Hace unos días quise hacer una fotocopia de cierto villancico compuesto por Santa Teresa de Jesús, obrilla que la autora había interpolado en una carta enviada a su hermano. El villancico en cuestión resulta insólito por la extraña simbología incorporada en el mismo, que poco o nada tiene que ver con la Navidad. Como la edición impresa que tengo es de 1901, mi lector OCR no pudo digitalizarlo al no reconocer la tipografía, por lo que me dirigí a una tienda de reprografía de Azca, en Madrid, para que me hiciesen la fotocopia.
¡Tenían que haber visto la expresión de terror del empleado!

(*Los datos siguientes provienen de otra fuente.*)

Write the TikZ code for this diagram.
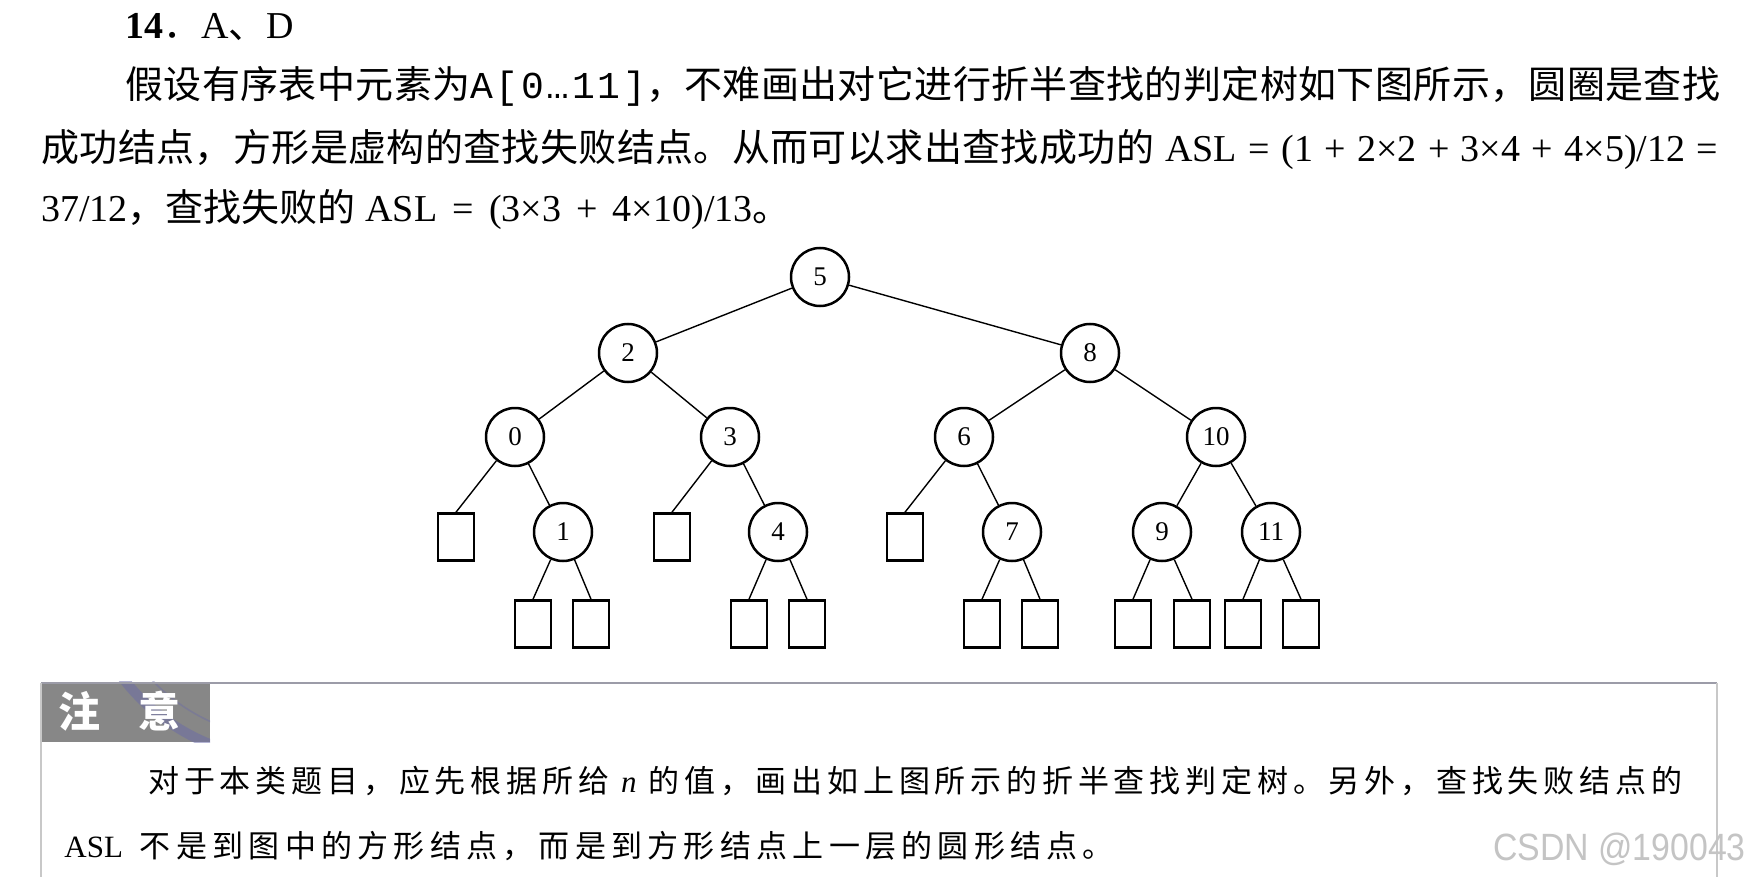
\documentclass[tikz,border=0pt]{standalone}
\usepackage{fontspec}
\usepackage{graphicx}
\setmainfont{Liberation Serif}
\newfontfamily\cjk{Noto Sans CJK SC}
\newfontfamily\kai[LetterSpace=17]{Noto Sans CJK SC}
\newfontfamily\kaiwide[LetterSpace=15.5]{Noto Sans CJK SC}
\newfontfamily\cjkwide[LetterSpace=1]{Noto Sans CJK SC}
\newfontfamily\mono[LetterSpace=7]{Liberation Mono}
\newfontfamily\wmfont{Liberation Sans}
\definecolor{hdr}{HTML}{878787}
\definecolor{topline}{HTML}{9C9CA8}
\definecolor{sideline}{HTML}{C8C8C8}
\definecolor{stampc}{HTML}{6A6AA8}
\definecolor{wmgray}{HTML}{C4C4C4}
\tikzset{
  inn/.style={circle, draw, line width=1.25pt, minimum size=29pt, inner sep=0pt,
              font=\fontsize{13.5pt}{13.5pt}\selectfont},
  ext/.style={rectangle, draw, line width=1.3pt, minimum width=18pt,
              minimum height=23.5pt, inner sep=0pt},
  edge/.style={line width=0.7pt},
  txt/.style={anchor=base west, inner sep=0pt, font=\fontsize{19pt}{19pt}\selectfont},
  notetxt/.style={anchor=base west, inner sep=0pt, font=\fontsize{15.5pt}{15.5pt}\selectfont},
}
\begin{document}
\begin{tikzpicture}[x=0.5pt,y=-0.5pt]
\useasboundingbox (0,0) rectangle (1750,877);
\fill[white] (0,0) rectangle (1750,877);

% ---- text above the tree ----
\node[txt] (l1) at (125,39) {\textbf{14}{\cjk ．}A{\cjk 、}D};
\node[txt] (l2) at (125,99) {{\cjkwide 假设有序表中元素为}{\mono A[0…11]}{\cjkwide ，不难画出对它进行折半查找的判定树如下图所示，圆圈是查找}};
\node[txt] (l3a) at (41,162) {\cjkwide 成功结点，方形是虚构的查找失败结点。从而可以求出查找成功的};
\node[txt] (l3b) at (1165,162) {ASL\hspace{0.3em}=\hspace{0.3em}(1\hspace{0.3em}+\hspace{0.3em}2×2\hspace{0.3em}+\hspace{0.3em}3×4\hspace{0.3em}+\hspace{0.3em}4×5)/12\hspace{0.3em}=};
\node[txt] (l4) at (41,222) {37/12{\cjk ，查找失败的} ASL\hspace{0.4em}=\hspace{0.4em}(3×3\hspace{0.4em}+\hspace{0.4em}4×10)/13{\cjk 。}};

% ---- decision tree ----
\node[inn] (c5) at (820,277) {5};
\node[inn] (c2) at (628,353) {2};
\node[inn] (c8) at (1090,353) {8};
\node[inn] (c0) at (515,437) {0};
\node[inn] (c3) at (730,437) {3};
\node[inn] (c6) at (964,437) {6};
\node[inn] (c10) at (1216,437) {10};
\node[inn] (c1) at (563,532) {1};
\node[inn] (c4) at (778,532) {4};
\node[inn] (c7) at (1012,532) {7};
\node[inn] (c9) at (1162,532) {9};
\node[inn] (c11) at (1271,532) {11};
\node[ext] (s0) at (456,537) {};
\node[ext] (s2) at (672,537) {};
\node[ext] (s5) at (905,537) {};
\node[ext] (s1a) at (533,624) {};
\node[ext] (s1b) at (591,624) {};
\node[ext] (s4a) at (749,624) {};
\node[ext] (s4b) at (807,624) {};
\node[ext] (s7a) at (982,624) {};
\node[ext] (s7b) at (1040,624) {};
\node[ext] (s9a) at (1133,624) {};
\node[ext] (s9b) at (1192,624) {};
\node[ext] (s11a) at (1243,624) {};
\node[ext] (s11b) at (1301,624) {};

\foreach \a/\b in {c5/c2,c5/c8,c2/c0,c2/c3,c8/c6,c8/c10,c0/c1,c3/c4,c6/c7,c10/c9,c10/c11}
  \draw[edge] (\a) -- (\b);
\foreach \a/\b in {c0/s0,c3/s2,c6/s5,c1/s1a,c1/s1b,c4/s4a,c4/s4b,c7/s7a,c7/s7b,c9/s9a,c9/s9b,c11/s11a,c11/s11b}
  \draw[edge] (\a) -- (\b.north);

% ---- note box ----
\fill[hdr] (41,683) rectangle (210,742);
\begin{scope}
  \clip (41,681) rectangle (210,742);
  \draw[stampc, opacity=0.5, line width=5pt] (287,552) circle (207);
  \draw[stampc, opacity=0.4, line width=0.8pt] (287,552) circle (186);
\end{scope}
\draw[topline, line width=1.1pt] (41,683) -- (1717,683);
\draw[sideline, line width=1pt] (41,683) -- (41,877);
\draw[sideline, line width=1pt] (1717,683) -- (1717,877);
\node[anchor=base west, inner sep=0pt, text=white,
      font=\cjk\bfseries\fontsize{21pt}{21pt}\selectfont] (hd) at (58,727) {注\hspace{0.9em}意};

\node[notetxt] (n1) at (148,792) {\kaiwide 对于本类题目，应先根据所给\hspace{6pt}{\rmfamily\itshape n}\hspace{6pt}的值，画出如上图所示的折半查找判定树。另外，查找失败结点的};
\node[notetxt] (n2) at (64,857) {ASL\hspace{8.5pt}{\kai 不是到图中的方形结点，而是到方形结点上一层的圆形结点。}};

% ---- watermark ----
\node[anchor=base west, inner sep=0pt, text=wmgray,
      font=\wmfont\fontsize{19pt}{19pt}\selectfont] (wm) at (1493,860) {\scalebox{0.89}[1]{CSDN @190043}};
\end{tikzpicture}
\end{document}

Se acercó a mí inclinándose por encima del mostrador, y mirando a derecha e izquierda antes de hablarme, como si en ese momento nos encontrásemos en el Berlín de la parte oriental de antes de la caída del muro y yo le hubiese llevado para fotocopiar Turbocapitalismo de Edward Luttwak. Con la voz baja, el gesto trémulo y las manos temblonas, me dijo: "¡No puedo hacerte semejante cosa! ¿Quiere que nos metan a todos en la cárcel?"
El empleado se refería a las multas que este tipo de negocios deben pagar cuando son sorprendidos realizando fotocopias de libros. Las fotocopias de obras impresas perjudican a los derechos de autor, y si no, que me lo digan a mí: por ejemplo, uno de mis libros es de lectura obligatoria en la facultad de Ciencias de la Información desde 1992. Desde entonces, miles de alumnos han tenido que hacer un trabajo utilizando mi texto... pero a juzgar por los royalties que me paga la editorial, da la impresión que apenas lo han leído unas pocas docenas de alumnos (prefiero pensar que lo reproducen haciendo fotocopias que fotocopiando trabajos realizados por los alumnos el año anterior).
No me quiero comparar con Teresa de Ávila, pero creo que la percepción de royalties sería de mayor provecho para mí que para la santa, pese a lo cual, ¡no me dejan hacer una fotocopia de un menudo villancico suyo!
En el foro de Mundo Clásico encontrarán un tragicómico mensaje de uno de los participantes en el foro en el que refiere que en España no se puede comprar la Sinfonía Sevillana de Joaquín Turina por la sencilla razón que no está editada. Si usted quiere la partitura tiene que encargarla a Londres... ¡para que le hagan fotocopias! Imagínense algo así con Schumann en Alemania, Strauss en Austria o Respighi en Italia.
Aquí lo único que nos sale a la perfección es el multazo y la sentencia, pero el sentido común es todavía una virtud poco frecuente, cuya utilidad no acaba de ser comprendida en toda su extensión.